**Dataset items:**
------------------------------
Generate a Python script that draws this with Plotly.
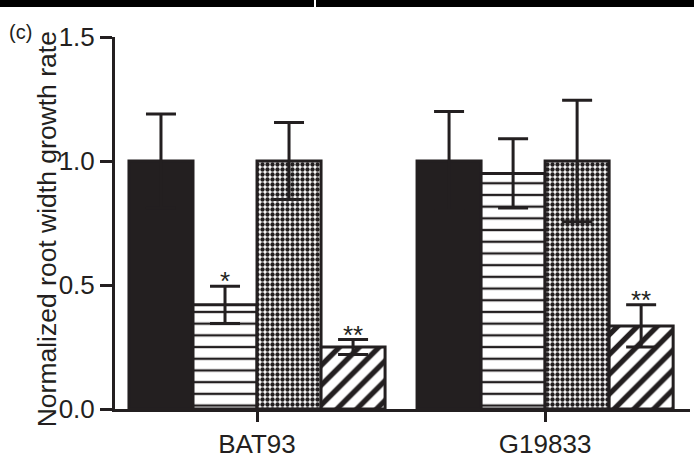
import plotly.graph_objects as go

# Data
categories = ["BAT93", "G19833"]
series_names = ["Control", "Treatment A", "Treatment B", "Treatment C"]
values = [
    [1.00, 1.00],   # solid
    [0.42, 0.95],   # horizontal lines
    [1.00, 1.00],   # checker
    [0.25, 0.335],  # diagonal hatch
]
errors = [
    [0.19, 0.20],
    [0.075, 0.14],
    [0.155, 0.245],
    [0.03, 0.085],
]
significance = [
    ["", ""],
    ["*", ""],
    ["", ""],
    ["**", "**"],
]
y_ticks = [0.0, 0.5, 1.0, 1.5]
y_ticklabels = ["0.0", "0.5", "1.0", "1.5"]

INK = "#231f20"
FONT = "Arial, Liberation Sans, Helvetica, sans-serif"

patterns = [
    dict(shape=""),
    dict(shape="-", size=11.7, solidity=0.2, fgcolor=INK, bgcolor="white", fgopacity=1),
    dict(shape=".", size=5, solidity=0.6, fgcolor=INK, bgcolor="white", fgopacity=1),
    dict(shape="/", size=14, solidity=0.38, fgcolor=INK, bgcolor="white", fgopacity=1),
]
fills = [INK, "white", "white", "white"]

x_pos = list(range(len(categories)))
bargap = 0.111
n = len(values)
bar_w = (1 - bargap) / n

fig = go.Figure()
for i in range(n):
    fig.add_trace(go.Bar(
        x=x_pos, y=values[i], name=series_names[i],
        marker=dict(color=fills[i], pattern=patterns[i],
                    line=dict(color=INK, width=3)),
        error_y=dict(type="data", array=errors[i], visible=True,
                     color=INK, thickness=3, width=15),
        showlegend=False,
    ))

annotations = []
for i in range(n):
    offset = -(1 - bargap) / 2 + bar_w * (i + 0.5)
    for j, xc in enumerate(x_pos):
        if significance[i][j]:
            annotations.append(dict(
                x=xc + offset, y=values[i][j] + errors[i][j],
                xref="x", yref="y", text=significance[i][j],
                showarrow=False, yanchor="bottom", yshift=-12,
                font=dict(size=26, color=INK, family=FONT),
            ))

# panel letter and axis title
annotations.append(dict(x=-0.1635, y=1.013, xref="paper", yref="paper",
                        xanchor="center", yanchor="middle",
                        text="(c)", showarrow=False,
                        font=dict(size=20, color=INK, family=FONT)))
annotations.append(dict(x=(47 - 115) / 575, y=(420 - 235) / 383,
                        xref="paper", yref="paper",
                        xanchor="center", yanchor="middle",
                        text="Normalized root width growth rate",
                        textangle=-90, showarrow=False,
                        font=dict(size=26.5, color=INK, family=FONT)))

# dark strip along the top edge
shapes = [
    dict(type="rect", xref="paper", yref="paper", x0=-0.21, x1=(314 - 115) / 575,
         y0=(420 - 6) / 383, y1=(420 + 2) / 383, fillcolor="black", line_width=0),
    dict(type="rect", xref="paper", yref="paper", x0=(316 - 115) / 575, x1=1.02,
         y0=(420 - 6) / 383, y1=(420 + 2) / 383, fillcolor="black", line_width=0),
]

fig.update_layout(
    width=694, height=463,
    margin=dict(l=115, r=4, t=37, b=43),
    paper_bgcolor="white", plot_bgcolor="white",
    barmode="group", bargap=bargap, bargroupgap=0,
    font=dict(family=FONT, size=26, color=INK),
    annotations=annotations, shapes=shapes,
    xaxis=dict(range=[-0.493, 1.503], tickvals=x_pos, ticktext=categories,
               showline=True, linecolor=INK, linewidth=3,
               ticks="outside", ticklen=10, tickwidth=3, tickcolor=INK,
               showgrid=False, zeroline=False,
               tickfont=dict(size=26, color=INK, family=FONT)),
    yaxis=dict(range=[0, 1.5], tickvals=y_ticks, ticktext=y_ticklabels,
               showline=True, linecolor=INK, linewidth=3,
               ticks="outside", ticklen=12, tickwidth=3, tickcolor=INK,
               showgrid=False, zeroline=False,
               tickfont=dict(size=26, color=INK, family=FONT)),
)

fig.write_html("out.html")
------------------------------
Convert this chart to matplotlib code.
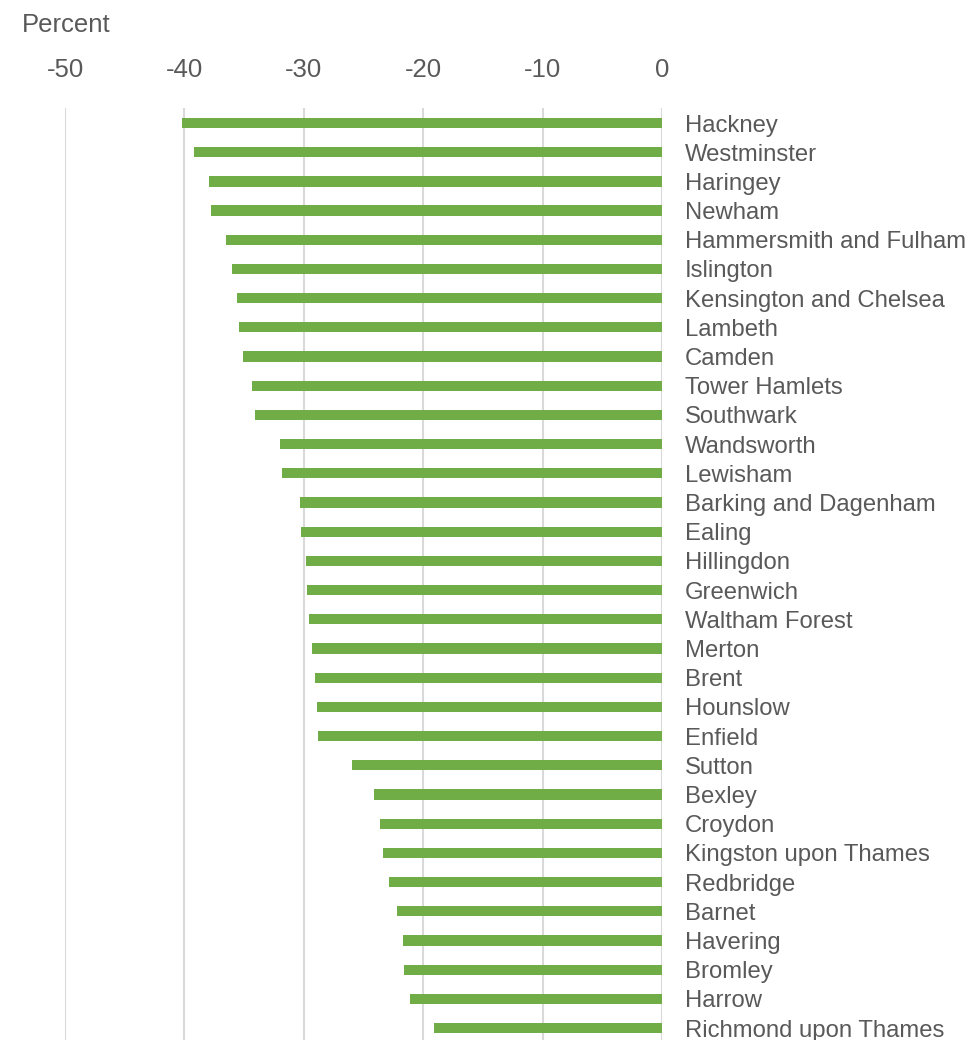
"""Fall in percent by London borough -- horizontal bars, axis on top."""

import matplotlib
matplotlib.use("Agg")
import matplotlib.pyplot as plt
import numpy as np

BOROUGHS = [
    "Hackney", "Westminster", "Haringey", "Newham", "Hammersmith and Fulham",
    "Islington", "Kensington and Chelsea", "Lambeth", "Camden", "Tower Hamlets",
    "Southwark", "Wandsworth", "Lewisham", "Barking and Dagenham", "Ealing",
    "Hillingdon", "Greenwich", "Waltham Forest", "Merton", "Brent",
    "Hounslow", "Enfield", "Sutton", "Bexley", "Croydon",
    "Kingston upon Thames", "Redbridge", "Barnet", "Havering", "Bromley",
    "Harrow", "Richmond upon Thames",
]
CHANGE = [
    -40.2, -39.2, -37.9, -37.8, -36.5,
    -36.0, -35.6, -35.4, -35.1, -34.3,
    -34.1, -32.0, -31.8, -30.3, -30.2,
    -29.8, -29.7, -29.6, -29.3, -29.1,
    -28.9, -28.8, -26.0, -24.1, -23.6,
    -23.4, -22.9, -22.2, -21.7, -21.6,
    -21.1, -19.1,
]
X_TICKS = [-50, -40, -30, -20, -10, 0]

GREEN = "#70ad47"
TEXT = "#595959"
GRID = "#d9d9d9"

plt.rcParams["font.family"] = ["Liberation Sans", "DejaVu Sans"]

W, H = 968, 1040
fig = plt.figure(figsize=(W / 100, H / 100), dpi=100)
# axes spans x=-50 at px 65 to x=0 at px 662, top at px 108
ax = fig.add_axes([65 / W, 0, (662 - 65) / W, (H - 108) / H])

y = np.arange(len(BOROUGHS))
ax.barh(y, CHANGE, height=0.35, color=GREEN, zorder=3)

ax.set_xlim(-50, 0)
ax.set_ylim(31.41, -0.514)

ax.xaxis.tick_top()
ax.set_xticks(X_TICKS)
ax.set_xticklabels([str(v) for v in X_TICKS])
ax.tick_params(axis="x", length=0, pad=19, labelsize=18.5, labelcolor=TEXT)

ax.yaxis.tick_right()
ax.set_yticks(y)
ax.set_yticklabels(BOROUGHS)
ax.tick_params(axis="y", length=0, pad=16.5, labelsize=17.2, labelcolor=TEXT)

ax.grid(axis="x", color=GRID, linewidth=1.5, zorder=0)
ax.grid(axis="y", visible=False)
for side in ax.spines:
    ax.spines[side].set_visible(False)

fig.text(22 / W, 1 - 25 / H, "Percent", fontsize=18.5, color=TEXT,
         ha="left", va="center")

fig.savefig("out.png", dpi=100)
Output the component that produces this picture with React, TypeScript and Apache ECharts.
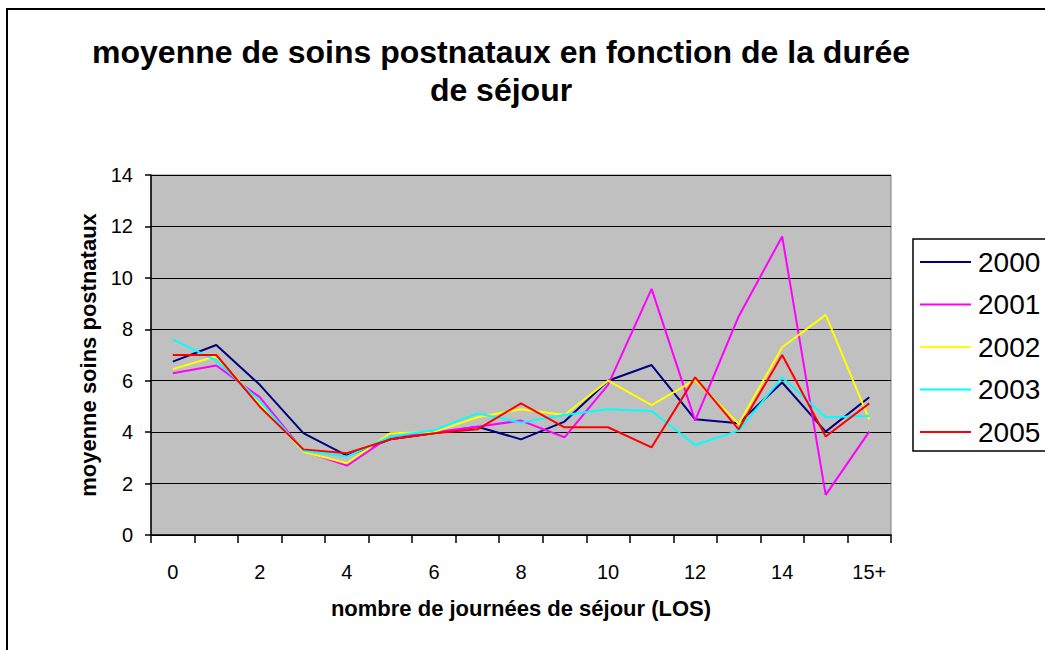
------------------------------
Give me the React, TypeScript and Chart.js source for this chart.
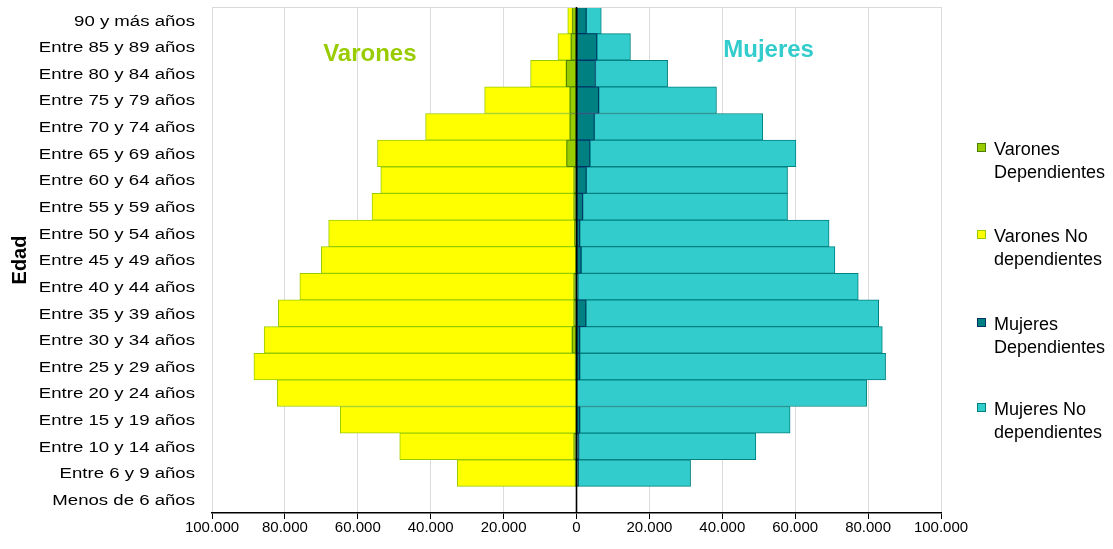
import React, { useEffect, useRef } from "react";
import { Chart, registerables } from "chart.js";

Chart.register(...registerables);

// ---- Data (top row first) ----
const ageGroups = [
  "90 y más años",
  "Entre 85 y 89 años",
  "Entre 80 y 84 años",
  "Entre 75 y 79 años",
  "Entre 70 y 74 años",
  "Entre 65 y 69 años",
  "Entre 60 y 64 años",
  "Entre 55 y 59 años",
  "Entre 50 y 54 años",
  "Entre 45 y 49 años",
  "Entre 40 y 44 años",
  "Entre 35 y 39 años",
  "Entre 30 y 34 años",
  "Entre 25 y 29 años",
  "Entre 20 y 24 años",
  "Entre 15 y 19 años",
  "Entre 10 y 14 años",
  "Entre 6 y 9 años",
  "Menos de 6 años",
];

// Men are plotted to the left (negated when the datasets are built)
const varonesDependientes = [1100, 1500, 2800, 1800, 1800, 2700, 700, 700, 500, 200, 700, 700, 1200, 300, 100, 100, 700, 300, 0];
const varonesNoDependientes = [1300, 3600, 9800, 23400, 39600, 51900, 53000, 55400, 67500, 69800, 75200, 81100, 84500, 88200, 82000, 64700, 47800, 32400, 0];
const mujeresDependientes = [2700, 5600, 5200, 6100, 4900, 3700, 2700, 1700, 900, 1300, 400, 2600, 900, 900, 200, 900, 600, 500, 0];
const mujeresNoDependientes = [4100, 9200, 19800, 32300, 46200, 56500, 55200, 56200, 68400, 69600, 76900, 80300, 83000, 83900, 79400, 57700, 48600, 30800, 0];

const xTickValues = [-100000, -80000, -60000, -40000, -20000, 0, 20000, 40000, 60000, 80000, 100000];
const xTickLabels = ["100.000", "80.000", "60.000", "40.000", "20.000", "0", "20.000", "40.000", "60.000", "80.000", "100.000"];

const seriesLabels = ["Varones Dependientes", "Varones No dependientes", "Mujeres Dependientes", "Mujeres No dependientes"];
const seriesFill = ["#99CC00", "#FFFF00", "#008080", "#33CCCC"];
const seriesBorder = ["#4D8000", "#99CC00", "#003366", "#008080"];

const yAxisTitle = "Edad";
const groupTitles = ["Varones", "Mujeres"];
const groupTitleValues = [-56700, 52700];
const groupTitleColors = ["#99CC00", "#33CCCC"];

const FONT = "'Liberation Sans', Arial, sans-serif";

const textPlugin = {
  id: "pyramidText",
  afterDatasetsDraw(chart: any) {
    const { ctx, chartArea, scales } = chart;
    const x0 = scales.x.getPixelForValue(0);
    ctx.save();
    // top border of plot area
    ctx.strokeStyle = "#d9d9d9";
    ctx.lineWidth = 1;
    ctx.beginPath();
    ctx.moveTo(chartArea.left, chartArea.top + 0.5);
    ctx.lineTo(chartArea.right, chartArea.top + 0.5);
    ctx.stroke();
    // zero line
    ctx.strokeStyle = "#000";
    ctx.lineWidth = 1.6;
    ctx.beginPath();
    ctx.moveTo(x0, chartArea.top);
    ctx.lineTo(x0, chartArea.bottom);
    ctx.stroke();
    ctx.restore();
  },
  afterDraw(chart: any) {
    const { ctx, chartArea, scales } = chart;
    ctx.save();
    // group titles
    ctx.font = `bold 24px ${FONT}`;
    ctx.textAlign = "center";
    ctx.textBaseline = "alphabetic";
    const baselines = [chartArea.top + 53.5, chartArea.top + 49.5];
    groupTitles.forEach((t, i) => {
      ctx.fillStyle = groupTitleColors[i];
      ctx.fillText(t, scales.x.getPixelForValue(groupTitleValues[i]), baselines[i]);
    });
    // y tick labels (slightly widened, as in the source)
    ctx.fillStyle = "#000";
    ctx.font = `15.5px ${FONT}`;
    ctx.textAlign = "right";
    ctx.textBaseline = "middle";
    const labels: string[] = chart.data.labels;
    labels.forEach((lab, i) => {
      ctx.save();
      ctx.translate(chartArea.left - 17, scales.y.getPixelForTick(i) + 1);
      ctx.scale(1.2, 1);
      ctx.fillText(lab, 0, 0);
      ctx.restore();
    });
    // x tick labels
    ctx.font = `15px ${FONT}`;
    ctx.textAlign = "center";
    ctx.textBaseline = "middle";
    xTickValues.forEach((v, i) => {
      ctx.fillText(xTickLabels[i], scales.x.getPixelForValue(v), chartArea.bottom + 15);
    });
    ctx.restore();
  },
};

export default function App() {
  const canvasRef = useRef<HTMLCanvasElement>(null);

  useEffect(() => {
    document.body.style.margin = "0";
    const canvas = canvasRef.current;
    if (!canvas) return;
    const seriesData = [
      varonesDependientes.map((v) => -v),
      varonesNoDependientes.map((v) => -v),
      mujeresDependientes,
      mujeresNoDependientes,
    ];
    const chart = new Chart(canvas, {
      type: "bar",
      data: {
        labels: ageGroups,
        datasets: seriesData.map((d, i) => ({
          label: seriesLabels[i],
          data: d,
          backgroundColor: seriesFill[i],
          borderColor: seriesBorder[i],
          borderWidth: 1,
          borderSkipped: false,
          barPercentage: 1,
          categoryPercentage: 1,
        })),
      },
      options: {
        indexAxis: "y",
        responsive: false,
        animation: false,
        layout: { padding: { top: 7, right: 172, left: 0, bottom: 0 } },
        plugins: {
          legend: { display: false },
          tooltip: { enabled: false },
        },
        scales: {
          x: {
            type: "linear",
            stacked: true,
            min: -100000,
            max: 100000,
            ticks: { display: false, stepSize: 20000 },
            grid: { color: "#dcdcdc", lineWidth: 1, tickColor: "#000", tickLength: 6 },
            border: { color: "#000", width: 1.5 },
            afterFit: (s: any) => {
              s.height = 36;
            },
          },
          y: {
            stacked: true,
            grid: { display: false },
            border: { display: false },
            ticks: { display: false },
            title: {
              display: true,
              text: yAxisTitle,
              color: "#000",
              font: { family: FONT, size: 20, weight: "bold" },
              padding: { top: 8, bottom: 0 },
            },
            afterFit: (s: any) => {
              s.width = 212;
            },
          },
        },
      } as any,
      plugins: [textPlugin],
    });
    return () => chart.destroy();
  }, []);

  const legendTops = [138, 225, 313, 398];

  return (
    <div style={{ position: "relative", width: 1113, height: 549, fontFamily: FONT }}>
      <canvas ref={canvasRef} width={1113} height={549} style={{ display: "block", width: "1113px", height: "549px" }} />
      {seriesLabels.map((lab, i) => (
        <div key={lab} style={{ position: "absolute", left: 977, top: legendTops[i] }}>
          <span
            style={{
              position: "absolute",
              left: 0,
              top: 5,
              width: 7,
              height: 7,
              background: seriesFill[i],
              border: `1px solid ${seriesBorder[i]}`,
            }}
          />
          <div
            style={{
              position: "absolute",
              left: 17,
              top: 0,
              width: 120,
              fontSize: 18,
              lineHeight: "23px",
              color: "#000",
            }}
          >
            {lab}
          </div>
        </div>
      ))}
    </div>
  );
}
------------------------------
**Aim of the exercise:**
Starting at the line containing "Convert this chart to matplotlib code." and ending at the line containing "import numpy as np", copy those lines exactly, both included, and nothing more. Leave out any picture.

**Full answer:**
Convert this chart to matplotlib code.
"""Fall in percent by London borough -- horizontal bars, axis on top."""

import matplotlib
matplotlib.use("Agg")
import matplotlib.pyplot as plt
import numpy as np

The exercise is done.